Before Hastings’ remarks, the President called on graduates to participate in a “special Stanford tradition” in which he instructed them to “think of all those family members and friends who supported you on this special journey. Turn to your family members and friends if they’re in the stands or watching from around the world.” Graduates then stood up, turned around and waved towards the bleachers with audible calls of gratitude.
“I urge each of you to imagine a brighter future and to figure out what your own unique contribution will be,” the President said. “Each of you has the knowledge and the ability to rise to these challenges and to help transform our world for the better for your own future and for the generations that follow. I know you’re up to the challenge.
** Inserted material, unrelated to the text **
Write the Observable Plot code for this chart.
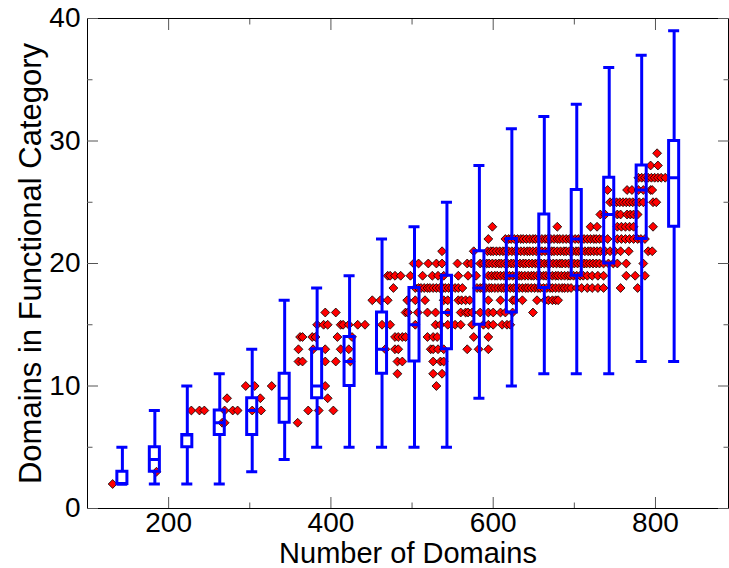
<!DOCTYPE html>
<html><head><meta charset="utf-8">
<script src="https://cdn.jsdelivr.net/npm/d3@7"></script>
<script src="https://cdn.jsdelivr.net/npm/@observablehq/plot@0.6"></script>
<style>body{margin:0;background:#fff}#chart svg{display:block}</style>
</head><body><div id="chart"></div>
<script>
// Box plot summaries (x = number of domains bin centre)
const boxX       = [143,183,223,263,303,343,383,423,463,503,543,583,623,663,703,743,783,823];
const whiskerLo  = [2,2,2,2,3,4,5,5,5,5,5,9,10,11,11,11,12,12];
const q1         = [2,3,5,6,6,7,9,10,11,12,13,15,16,18,19,20,22,23];
const median     = [2,4,6,7,8,9,10,12,13,15,16,18,19,21,22,24,26,27];
const q3         = [3,5,6,8,9,11,13,14,16,18,19,21,22,24,26,27,28,30];
const whiskerHi  = [5,8,10,11,13,17,18,19,22,23,25,28,31,32,33,36,37,39];

// Individual genomes: y value of each row and the x values in that row
const rowY = [2,3,7,8,9,10,11,12,13,14,15,16,17,18,19,20,21,22,23,24,25,26,27,28,29];
const rowX = [
  [131],
  [185],
  [266,269,359],
  [228,238,244,269,279,285,303,314,372,385,403],
  [272,313,396],
  [295,306,327,393,530],
  [482,526,537],
  [360,365,393,406,424,482,488,526,535,539],
  [360,378,393,412,422,467,479,483,523,526,532,539,568,582,594],
  [362,365,377,381,408,426,479,483,488,492,519,526,531,576,594],
  [383,391,396,412,415,422,433,442,463,473,504,529,535,544,553,560,574,588,594,600,611,617,621],
  [393,406,492,495,507,519,529,544,560,566,569,574,584,594,600,609,615,624,649],
  [451,461,470,494,504,516,539,544,557,561,566,571,594,609,624,627,636,654,664,668,673,677,680],
  [477,504,508,511,515,519,522,526,530,534,538,541,545,549,553,557,562,580,584,587,591,595,598,602,606,610,613,617,621,625,628,632,636,640,643,647,651,655,658,662,666,670,673,677,681,685,688,692,696,703,709,716,722,729,736,757,778],
  [470,473,479,486,498,513,525,532,539,557,569,579,594,598,602,605,609,613,617,620,624,628,632,635,639,643,647,650,654,658,662,665,669,673,677,680,684,688,692,695,699,703,707,711,716,722,729,736,764,775,787],
  [502,508,520,530,537,556,568,573,584,588,592,595,599,603,607,610,614,618,622,625,629,633,637,640,644,648,652,655,659,663,667,670,674,678,682,685,689,693,697,700,704,708,712,715,719,723,727,731,736,742,748,753,764,785],
  [537,576,593,597,600,604,608,612,615,619,623,627,630,634,638,642,645,649,653,657,660,664,668,672,675,679,683,687,690,694,698,702,705,709,713,717,720,724,728,732,738,744,750,757,767,791,796],
  [594,615,619,622,626,630,634,637,641,645,649,652,656,660,664,667,671,675,679,682,686,690,694,697,701,705,709,712,716,720,724,727,731,735,741,753,758,763,768,773,778,782,787],
  [599,679,720,728,753,758,763,768,773,797],
  [732,738,753,757,765,769,773,778],
  [744,748,752,756,760,764,768,772,776,780,785,797,801],
  [741,765,771,779,785,794,796],
  [779,783,787,791,795,799,803,807,812],
  [794,803],
  [802]
];

const xTicks = [200,400,600,800];
const xMinor = [300,500,700];
const yTicks = [0,10,20,30,40];
const yMinor = [5,15,25,35];

const points = rowY.flatMap((y, i) => rowX[i].map(x => ({x, y})));
const boxes = boxX.map((x, i) => ({x, lo: whiskerLo[i], q1: q1[i], med: median[i], q3: q3[i], hi: whiskerHi[i]}));

const BOX = 6.2, CAP = 6.8;
const blue = "#0000ff";
const font = "'Liberation Sans', Arial, Helvetica, sans-serif";
const FS = 28, TFS = 29, YFS = 31;
const tickColor = "#555";
const noText = () => "";

const chart = Plot.plot({
  width: 729, height: 568,
  marginLeft: 87, marginRight: 1, marginTop: 18, marginBottom: 60,
  x: {domain: [100, 890]},
  y: {domain: [0, 40]},
  style: {fontFamily: font, background: "white", color: "black"},
  marks: [
    Plot.dot(points, {x: "x", y: "y", symbol: "diamond2", r: 4, fill: "#ff0000", stroke: "black", strokeWidth: 0.8}),
    Plot.ruleX(boxes, {x: "x", y1: "lo", y2: "q1", stroke: blue, strokeWidth: 3}),
    Plot.ruleX(boxes, {x: "x", y1: "q3", y2: "hi", stroke: blue, strokeWidth: 3}),
    Plot.rect(boxes, {x1: d => d.x - BOX, x2: d => d.x + BOX, y1: "q1", y2: "q3", fill: "none", stroke: blue, strokeWidth: 3}),
    Plot.ruleY(boxes, {y: "med", x1: d => d.x - BOX, x2: d => d.x + BOX, stroke: blue, strokeWidth: 3}),
    Plot.ruleY(boxes, {y: "lo", x1: d => d.x - CAP, x2: d => d.x + CAP, stroke: blue, strokeWidth: 3}),
    Plot.ruleY(boxes, {y: "hi", x1: d => d.x - CAP, x2: d => d.x + CAP, stroke: blue, strokeWidth: 3}),
    Plot.frame({stroke: "black"}),
    // tick labels
    Plot.axisX({anchor: "bottom", ticks: xTicks, tickSize: 0, tickPadding: 4, fontSize: FS, label: null, tickFormat: d => String(d)}),
    Plot.axisY({anchor: "left", ticks: yTicks, tickSize: 0, tickPadding: 7, fontSize: FS, label: null, tickFormat: d => String(d)}),
    // inward ticks, all four sides
    Plot.axisX({anchor: "bottom", ticks: xTicks, tickSize: -11, label: null, tickFormat: noText, stroke: tickColor}),
    Plot.axisX({anchor: "bottom", ticks: xMinor, tickSize: -5.5, label: null, tickFormat: noText, stroke: tickColor}),
    Plot.axisX({anchor: "top", ticks: xTicks, tickSize: -11, label: null, tickFormat: noText, stroke: tickColor}),
    Plot.axisX({anchor: "top", ticks: xMinor, tickSize: -5.5, label: null, tickFormat: noText, stroke: tickColor}),
    Plot.axisY({anchor: "left", ticks: yTicks, tickSize: -11, label: null, tickFormat: noText, stroke: tickColor}),
    Plot.axisY({anchor: "left", ticks: yMinor, tickSize: -5.5, label: null, tickFormat: noText, stroke: tickColor}),
    Plot.axisY({anchor: "right", ticks: yTicks, tickSize: -11, label: null, tickFormat: noText, stroke: tickColor}),
    Plot.axisY({anchor: "right", ticks: yMinor, tickSize: -5.5, label: null, tickFormat: noText, stroke: tickColor}),
    // axis titles
    Plot.text(["Number of Domains"], {text: d => d, frameAnchor: "bottom", dy: 45.5, fontSize: TFS, textAnchor: "middle", lineAnchor: "middle", fill: "black"}),
    Plot.text(["Domains in Functional Category"], {text: d => d, frameAnchor: "left", dx: -56, rotate: -90, fontSize: YFS, textAnchor: "middle", lineAnchor: "middle", fill: "black"})
  ]
});
document.getElementById("chart").appendChild(chart);
</script>
</body></html>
I’ve seen it.”
He used the Stanford community’s response to the war in Ukraine as an example of such contributions, applauding University-wide fundraising efforts to support Ukraine, as well as academic contributions from Stanford’s Freeman Spogli Institute.
Activism was a focal point at Sunday’s ceremony. During the President’s welcome address, attendees were distracted by an airplane banner advertisement that read, “Congratulations to the Stanford graduates; Boycotting working at Facebook and Google.” The banner-carrying aircraft circled the stadium for much of the ceremony.
“I’ve been speaking this morning about how life is lived in chapters, though in Reed’s case perhaps I should say life is lived in episodes,” joked Tessier-Lavigne as he handed the stage to Hastings, who started his pre-recorded video speech by removing his mask.
During his speech, Hastings shared his love of inventions but emphasized that he has not always had luck with them. He recalled an idea he had that would save users the time of moving their hands back and forth from the keyboard to the mouse on old desktop computers. “I had a great idea: the foot mouse,” Hastings said, explaining that he nearly dropped out of Stanford to work on the invention. “I stayed and graduated like all of you. I didn’t give up on new ideas, and 10 years after discarding the foot mouse, we created Netflix.”
Hastings concluded his speech by drawing an analogy between one’s life trajectory and the story of the tortoise and hare, “Some of you will be hares, getting your first jobs at Google and Goldman, making your first billion by 30. I hope you stay grounded with all that early success.”
Turning to people who might not be as fast, he offered advice and words of encouragement, emphasizing that he, too, was a tortoise.
“Maybe your path won’t be clear or you’ll keep starting over in different areas,” Hastings said. “Applaud your hare friends and their successes, but don’t let it bother you. When you are older, you will love each other more if you accept each other’s unique paths.”
After conferring graduate degrees, Provost Persis Drell and Tessier-Lavigne delivered a scripted sketch, pretending that they forgot to confer degrees for the Class of 2022 undergraduates. After a laugh from the crowd, they finally presented the degrees.
“You’ve graduated from the family of Stanford students and you have joined the family of Stanford alumni,” said Tessier-Lavigne. “From this day forward, wherever you go in the world, whatever path you explore and whatever contribution you seek to make, you will remain forever Cardinal and forever a part of the Stanford community.”